=== Exercise ===
From the records below, pull each line that has "this".

=== Working data ===
►
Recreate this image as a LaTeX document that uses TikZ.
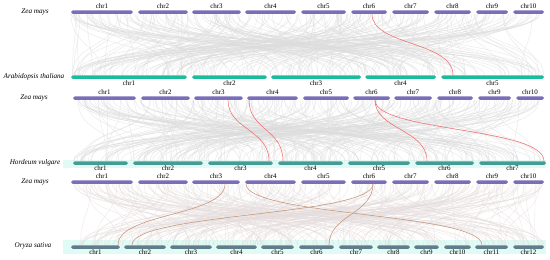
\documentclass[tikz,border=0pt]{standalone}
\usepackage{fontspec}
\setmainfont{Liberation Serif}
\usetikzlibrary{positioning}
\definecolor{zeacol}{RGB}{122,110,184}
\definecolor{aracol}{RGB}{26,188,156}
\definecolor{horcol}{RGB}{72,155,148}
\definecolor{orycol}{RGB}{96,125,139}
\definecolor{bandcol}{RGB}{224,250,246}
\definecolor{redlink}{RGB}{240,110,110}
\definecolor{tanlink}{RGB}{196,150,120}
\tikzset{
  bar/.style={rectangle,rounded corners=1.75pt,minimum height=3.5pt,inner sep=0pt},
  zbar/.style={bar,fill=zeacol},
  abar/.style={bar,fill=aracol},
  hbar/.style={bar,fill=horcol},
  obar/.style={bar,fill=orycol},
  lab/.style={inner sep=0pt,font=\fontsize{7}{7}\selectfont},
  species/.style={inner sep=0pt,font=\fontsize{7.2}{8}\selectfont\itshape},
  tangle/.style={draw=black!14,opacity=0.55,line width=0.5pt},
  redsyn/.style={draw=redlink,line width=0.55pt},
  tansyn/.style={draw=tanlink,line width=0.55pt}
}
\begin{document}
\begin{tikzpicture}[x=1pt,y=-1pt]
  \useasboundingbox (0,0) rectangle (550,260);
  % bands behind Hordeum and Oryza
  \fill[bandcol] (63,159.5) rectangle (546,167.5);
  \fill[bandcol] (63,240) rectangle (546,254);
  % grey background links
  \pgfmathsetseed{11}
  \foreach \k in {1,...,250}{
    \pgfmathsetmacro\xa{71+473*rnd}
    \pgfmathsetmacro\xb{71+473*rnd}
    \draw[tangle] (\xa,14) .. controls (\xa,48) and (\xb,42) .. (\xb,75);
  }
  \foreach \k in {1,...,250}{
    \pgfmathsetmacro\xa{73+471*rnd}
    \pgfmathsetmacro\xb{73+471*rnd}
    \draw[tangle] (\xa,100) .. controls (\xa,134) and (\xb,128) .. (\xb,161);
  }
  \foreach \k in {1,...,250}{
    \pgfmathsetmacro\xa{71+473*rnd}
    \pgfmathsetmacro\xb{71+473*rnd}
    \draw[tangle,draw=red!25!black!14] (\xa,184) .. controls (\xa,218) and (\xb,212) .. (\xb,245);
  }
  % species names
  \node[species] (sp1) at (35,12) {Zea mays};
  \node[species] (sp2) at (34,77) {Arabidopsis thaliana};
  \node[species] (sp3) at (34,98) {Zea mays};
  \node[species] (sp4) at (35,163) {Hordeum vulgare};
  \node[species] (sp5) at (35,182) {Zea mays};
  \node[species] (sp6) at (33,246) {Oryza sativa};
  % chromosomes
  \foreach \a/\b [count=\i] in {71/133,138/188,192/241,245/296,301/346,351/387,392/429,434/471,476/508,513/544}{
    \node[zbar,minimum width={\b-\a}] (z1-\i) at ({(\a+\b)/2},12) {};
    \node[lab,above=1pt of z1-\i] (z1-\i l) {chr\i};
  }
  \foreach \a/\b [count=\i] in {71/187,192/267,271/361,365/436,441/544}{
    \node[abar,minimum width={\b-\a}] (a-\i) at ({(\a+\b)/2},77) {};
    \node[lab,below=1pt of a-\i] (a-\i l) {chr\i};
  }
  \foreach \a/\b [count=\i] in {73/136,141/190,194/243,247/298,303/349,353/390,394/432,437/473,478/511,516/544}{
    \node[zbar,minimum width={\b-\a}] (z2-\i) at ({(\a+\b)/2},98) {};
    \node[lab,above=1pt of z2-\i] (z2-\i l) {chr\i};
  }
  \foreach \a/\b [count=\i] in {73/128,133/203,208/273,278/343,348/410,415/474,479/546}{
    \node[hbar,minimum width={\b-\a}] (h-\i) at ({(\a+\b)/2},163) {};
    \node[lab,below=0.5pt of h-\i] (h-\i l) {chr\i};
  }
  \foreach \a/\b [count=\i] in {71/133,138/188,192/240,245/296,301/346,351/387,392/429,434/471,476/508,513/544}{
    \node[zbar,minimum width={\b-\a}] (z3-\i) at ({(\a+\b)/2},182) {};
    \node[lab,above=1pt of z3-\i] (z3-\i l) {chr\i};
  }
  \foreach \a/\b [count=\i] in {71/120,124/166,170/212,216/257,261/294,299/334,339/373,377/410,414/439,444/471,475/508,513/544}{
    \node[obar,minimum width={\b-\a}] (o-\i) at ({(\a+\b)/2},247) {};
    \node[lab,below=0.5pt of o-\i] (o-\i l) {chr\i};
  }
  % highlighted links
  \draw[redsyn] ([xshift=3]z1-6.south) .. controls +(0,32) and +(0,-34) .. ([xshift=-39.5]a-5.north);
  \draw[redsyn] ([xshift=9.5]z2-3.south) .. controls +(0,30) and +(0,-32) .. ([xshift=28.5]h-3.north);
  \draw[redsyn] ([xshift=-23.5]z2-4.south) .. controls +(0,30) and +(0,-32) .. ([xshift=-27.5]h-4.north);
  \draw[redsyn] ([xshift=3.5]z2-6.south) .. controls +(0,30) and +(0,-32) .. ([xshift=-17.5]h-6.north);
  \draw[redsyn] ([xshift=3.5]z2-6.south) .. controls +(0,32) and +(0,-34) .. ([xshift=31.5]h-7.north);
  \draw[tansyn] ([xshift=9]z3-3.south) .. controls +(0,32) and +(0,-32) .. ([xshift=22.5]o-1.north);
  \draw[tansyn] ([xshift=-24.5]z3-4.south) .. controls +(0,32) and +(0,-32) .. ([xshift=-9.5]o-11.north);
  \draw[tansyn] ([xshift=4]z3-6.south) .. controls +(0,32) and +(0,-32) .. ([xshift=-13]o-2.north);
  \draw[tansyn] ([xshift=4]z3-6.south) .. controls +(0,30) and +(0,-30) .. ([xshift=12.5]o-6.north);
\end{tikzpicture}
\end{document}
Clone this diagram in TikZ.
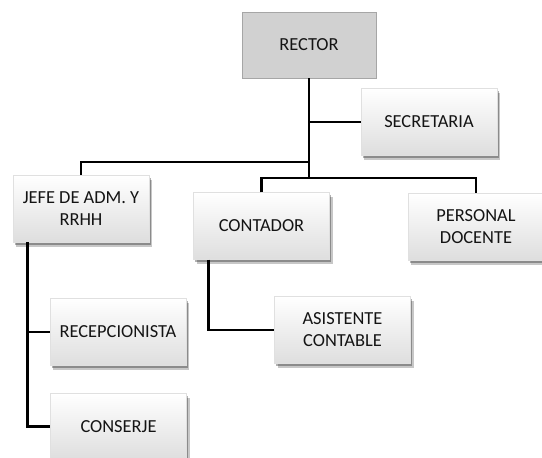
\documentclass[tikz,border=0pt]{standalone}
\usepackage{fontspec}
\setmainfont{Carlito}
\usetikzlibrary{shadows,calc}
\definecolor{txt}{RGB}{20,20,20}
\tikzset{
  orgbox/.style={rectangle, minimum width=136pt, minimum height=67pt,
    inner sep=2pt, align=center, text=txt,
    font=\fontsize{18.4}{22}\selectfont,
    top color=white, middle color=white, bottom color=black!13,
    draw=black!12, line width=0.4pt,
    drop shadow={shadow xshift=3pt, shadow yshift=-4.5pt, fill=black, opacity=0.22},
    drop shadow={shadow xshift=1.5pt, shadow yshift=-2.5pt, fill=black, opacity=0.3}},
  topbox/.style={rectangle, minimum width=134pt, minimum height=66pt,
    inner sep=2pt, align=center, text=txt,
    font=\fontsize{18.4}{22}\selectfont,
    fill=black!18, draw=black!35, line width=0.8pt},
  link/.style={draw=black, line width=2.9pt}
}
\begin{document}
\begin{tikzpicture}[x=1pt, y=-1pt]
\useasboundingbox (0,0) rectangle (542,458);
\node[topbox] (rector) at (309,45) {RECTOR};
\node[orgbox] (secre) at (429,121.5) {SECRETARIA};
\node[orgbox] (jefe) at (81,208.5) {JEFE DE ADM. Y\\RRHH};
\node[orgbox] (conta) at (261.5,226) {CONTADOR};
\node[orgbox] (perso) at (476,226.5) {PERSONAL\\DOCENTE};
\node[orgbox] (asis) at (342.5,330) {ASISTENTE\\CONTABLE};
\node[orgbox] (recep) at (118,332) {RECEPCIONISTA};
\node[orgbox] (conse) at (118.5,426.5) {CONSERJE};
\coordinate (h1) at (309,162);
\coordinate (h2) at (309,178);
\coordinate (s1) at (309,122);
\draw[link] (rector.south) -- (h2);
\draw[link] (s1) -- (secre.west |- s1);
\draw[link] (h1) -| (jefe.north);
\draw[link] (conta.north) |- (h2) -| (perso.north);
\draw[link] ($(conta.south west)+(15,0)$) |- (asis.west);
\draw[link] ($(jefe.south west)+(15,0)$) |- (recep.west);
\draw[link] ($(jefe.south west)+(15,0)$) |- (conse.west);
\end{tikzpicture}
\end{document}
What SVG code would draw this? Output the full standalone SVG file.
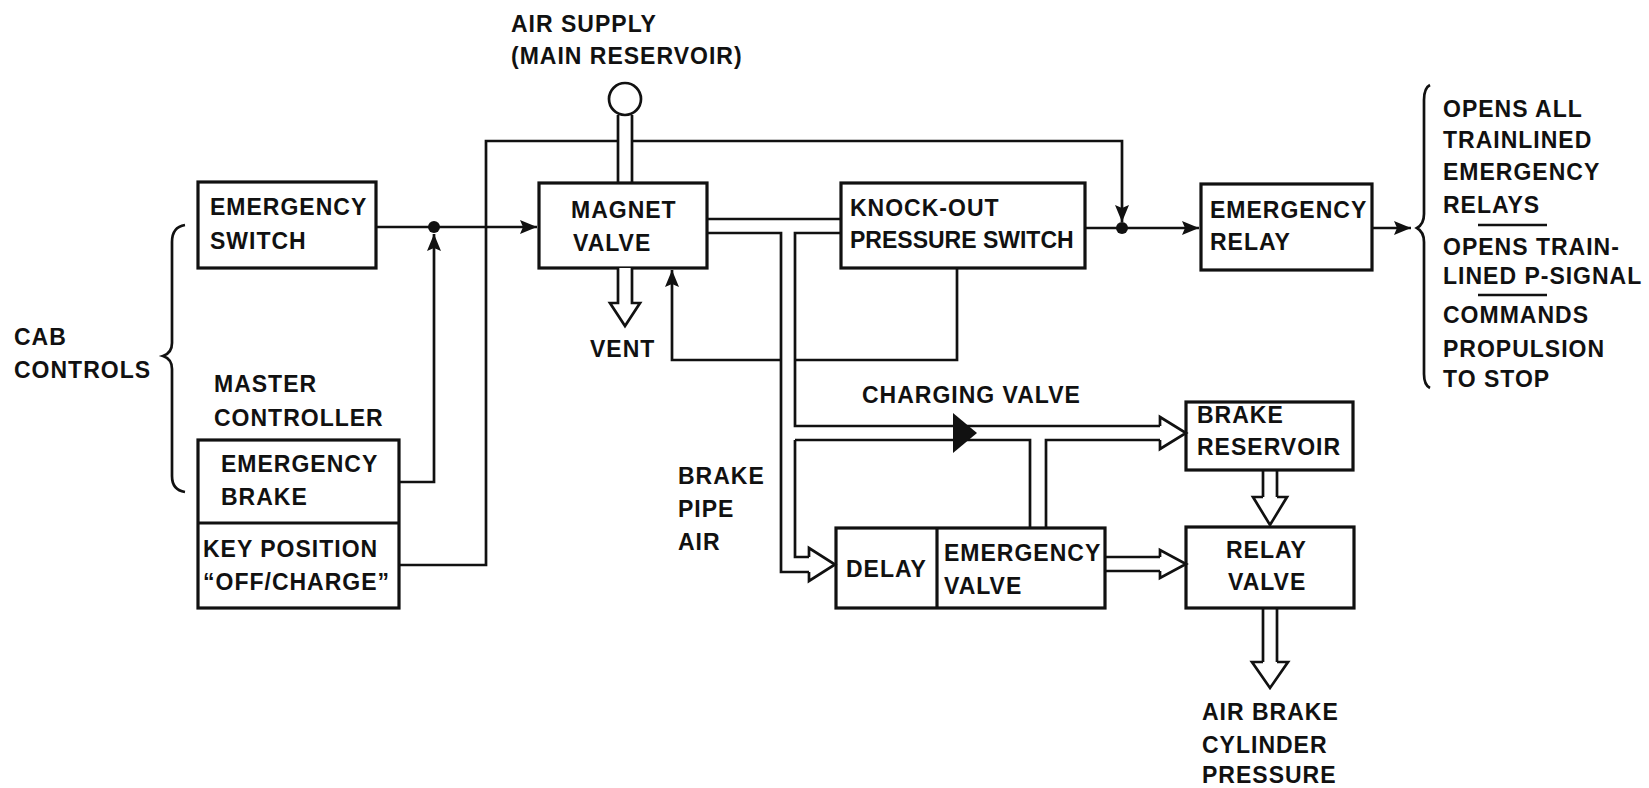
◄
=== Worked solution ===
Recreate this image as a LaTeX document that uses TikZ.
Clone this diagram in TikZ.
What SVG code would draw this? Output the full standalone SVG file.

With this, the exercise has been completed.